Nos dice que “el artesano no vive exclusivamente de la artesanía. El oficio se mantiene porque nos gusta. A mi me pone mal copiar el diseño. Aprendé la técnica, y después hacé lo que quierás, y eso te lleva a mantener. Y cuando hacés una cosa linda sale la hija, la nuera, y quiere uno igual, y ahí surge la necesidad. En el 2010, en Volcán, había un solo tejedor de peleros, y cuando han visto el gustito de ir a los festivales gauchos y llevar los peleros, aunque sea para pagarse la fiesta, salieron haciendo más”.

“Los límites te los ponés vos”, nos dice, “yo conozco gente que no le gusta trabajar con hilo negro, a mi hay colores que me cuestan ponerlos, pero no es que sea como una orden de no ponerlos. En un principio yo decía: ¿por qué no hacen figuras? Cuanto más he visto nombres y hojas, y después puntas, medio puntas, mitad de un color y mitad de otro color, que se contraponían como en el caso del Moreno, y para el lado de Tusaquillas tenían esa misma punta pero con rayas, otros con un reborde”.
Recuerda que “hablando con los abuelos a mi me ha gustado quedarme calladito. Uno tiraba algo y se callaba porque no quería competir con otro, o como mis abuelos me enseñaron: no tenías que decir todo. Se aprende mirando y haciendo, y no te dejaban mirar un montón de cosas, pero yo escuchaba las conversaciones de las personas grandes, luego se callaban, y después los veo hacer y pregunto, hasta que me doy cuenta de qué es lo que me está diciendo”.
Algunas de las cosas que les escucha es que “este diseño que se hace con las curvitas, significa agua escondida, agua abajo. De otra forma era que sacaban agua de los pozos o cavando, y después dos vueltas, según el modo puneño que aprendí, significa encontrar el agua en los ojitos.
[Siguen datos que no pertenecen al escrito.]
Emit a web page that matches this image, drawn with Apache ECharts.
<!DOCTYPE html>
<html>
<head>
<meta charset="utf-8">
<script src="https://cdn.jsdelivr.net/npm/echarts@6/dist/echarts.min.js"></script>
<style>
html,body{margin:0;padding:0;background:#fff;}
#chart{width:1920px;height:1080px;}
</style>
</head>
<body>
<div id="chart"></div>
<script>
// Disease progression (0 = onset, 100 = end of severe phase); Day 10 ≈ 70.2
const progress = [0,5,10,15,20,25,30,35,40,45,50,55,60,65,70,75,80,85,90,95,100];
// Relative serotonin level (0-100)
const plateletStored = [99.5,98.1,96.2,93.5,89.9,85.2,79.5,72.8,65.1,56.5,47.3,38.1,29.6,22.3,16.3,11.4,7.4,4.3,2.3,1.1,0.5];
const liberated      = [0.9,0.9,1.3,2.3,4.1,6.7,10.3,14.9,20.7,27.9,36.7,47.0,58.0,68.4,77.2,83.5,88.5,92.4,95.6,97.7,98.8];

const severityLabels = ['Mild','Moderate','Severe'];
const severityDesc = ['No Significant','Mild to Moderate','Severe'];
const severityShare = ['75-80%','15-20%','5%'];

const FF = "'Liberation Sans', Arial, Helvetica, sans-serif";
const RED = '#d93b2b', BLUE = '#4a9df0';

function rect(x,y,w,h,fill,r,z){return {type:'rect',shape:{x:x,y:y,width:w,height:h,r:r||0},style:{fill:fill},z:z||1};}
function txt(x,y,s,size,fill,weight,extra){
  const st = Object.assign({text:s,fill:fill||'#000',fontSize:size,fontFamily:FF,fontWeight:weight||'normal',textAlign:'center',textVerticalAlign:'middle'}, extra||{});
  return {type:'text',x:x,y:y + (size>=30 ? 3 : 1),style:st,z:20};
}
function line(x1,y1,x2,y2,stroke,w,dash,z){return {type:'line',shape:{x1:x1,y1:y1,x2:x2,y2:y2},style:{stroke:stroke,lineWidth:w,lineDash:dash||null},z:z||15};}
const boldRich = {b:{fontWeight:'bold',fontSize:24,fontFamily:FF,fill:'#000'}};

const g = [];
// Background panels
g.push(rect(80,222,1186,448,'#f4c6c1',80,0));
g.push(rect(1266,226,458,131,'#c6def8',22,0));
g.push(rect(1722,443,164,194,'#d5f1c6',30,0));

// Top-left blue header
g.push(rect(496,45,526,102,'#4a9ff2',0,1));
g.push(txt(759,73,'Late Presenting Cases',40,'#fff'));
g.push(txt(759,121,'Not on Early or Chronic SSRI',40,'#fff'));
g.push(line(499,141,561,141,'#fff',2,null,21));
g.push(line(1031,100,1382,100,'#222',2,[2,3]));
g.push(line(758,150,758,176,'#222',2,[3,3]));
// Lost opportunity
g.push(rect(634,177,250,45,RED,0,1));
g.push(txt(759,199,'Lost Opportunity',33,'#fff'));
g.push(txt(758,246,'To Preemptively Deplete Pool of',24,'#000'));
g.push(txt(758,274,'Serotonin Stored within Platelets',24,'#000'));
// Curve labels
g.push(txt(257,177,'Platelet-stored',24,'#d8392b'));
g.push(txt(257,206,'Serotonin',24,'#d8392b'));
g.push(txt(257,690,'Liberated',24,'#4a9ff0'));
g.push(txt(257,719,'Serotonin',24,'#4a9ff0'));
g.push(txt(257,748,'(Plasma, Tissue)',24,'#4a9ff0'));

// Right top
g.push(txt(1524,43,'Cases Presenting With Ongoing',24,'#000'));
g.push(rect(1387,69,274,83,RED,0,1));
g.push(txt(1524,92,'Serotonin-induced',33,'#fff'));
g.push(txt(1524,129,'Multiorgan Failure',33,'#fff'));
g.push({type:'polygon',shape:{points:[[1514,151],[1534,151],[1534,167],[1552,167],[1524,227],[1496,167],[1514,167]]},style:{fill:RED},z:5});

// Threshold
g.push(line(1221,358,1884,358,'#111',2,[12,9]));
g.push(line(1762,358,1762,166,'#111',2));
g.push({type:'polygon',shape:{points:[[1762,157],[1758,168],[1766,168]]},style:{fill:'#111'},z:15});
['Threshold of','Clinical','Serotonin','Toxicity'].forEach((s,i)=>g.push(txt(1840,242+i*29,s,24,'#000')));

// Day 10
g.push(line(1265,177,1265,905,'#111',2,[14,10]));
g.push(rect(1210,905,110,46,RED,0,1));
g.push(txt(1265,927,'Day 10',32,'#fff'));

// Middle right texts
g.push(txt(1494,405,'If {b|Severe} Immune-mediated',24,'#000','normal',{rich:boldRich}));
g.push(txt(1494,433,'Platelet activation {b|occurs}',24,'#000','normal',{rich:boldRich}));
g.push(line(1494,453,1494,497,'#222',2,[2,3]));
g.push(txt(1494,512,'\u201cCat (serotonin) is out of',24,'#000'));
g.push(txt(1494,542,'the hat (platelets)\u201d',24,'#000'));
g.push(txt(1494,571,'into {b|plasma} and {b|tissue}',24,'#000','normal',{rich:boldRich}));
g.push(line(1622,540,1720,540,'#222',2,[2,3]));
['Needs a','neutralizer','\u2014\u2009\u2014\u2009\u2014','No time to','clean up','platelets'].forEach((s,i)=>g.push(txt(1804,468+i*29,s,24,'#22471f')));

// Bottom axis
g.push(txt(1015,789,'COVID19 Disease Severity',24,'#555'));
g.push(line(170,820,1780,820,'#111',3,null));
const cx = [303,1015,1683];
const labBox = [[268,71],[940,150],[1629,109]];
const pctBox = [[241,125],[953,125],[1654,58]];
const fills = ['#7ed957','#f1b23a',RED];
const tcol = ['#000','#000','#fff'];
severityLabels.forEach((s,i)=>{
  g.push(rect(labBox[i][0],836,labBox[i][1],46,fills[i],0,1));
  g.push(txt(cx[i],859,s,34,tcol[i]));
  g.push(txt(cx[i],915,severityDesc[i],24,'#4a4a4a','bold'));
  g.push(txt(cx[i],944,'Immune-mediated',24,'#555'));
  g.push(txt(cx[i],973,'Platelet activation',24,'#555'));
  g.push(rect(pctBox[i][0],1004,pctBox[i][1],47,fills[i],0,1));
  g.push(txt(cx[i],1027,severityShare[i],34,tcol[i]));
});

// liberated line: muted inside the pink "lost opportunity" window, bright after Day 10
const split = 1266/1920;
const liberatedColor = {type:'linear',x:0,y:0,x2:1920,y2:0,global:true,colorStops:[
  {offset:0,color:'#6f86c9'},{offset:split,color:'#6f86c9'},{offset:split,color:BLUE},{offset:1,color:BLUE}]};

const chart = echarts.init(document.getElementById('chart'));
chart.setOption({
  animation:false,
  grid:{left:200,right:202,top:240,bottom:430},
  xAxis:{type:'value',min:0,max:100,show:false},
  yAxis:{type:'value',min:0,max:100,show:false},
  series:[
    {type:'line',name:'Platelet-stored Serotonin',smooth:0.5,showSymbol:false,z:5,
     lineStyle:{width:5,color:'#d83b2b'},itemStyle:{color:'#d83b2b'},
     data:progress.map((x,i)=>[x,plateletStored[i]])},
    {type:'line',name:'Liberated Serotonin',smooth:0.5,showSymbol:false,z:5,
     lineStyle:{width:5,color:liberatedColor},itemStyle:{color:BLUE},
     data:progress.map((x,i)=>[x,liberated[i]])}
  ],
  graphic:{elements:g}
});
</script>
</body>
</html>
Vos encontrás en el campo ojos de agua, porque el arriero hacía jornada en el ojo de agua, y el pastor día por medio iba a los ojos de agua, tenía que ver mucho con nosotros mismos. Lo he visto muchísimo en las fajas y en las chuspas, en las fajas con color azul o el blanco. Una vez, con los tres modelos de agua se me ocurrió poner mi nombre. El estilo tradicional era simétrico, y al no tener una figura específica, sino todo geométrico, quedaba bien”.

“Con el tiempo descubrí que en la Puna no teníamos dibujos ni zoomorfo ni antropomorfo, ni fitomorfo salvo las hojas de coca en las fajas. Para el lado del Moreno tienen cruzados los triángulos y algunos, porque por todos lados hay tormentas, tienen doble punta y eso significaba los rayos, y otros dicen que significaba las víboras. Los abuelos me enseñaron lo que tenemos que ver en las estrellas, después supe que los mexicanos también tenían serpientes con alas, y de hecho en las pinturas rupestres de Barrancas también las hay, y en petroglifos”, dice.
Sabe que “las llamitas y el ícono del coya también es influencia de los curas, ahora están casi siempre, pero fíjate vos que lo hacen todo de espalda, nunca te muestran el rostro. Yo podría alegar un problema técnico, falta de conocimiento de la proporción o del dibujo, pero no te puedo asegurar cual es el motivo. Para hacer una proporción de algo, tenés que usar hilo muy fino o hacer un espacio muy grande. Fijate que todas las líneas son escalonadas, son rectas, y para hacer circulares tenés que manejar mucha cantidad de urdimbre”.
Y termina diciendo que “todo lo que es telar para mi es un juego: el preparado del hilo, el mismeado, todo, teñir. No es que me sobre tiempo. Son muchas horas, y se paga menos que las del ayudante de albañil. Cuando ya los riñones no me dejen estar tantas horas sentado, me dedicaré a cantar coplas. Y si lo hago, lo haría con mis hijos y los nietos también, que son todos músicos”. Y aunque creo que nos acercamos bastante a la esencia del arte andino, se me hace que el amigo Sócrates aún se iría insatisfecho.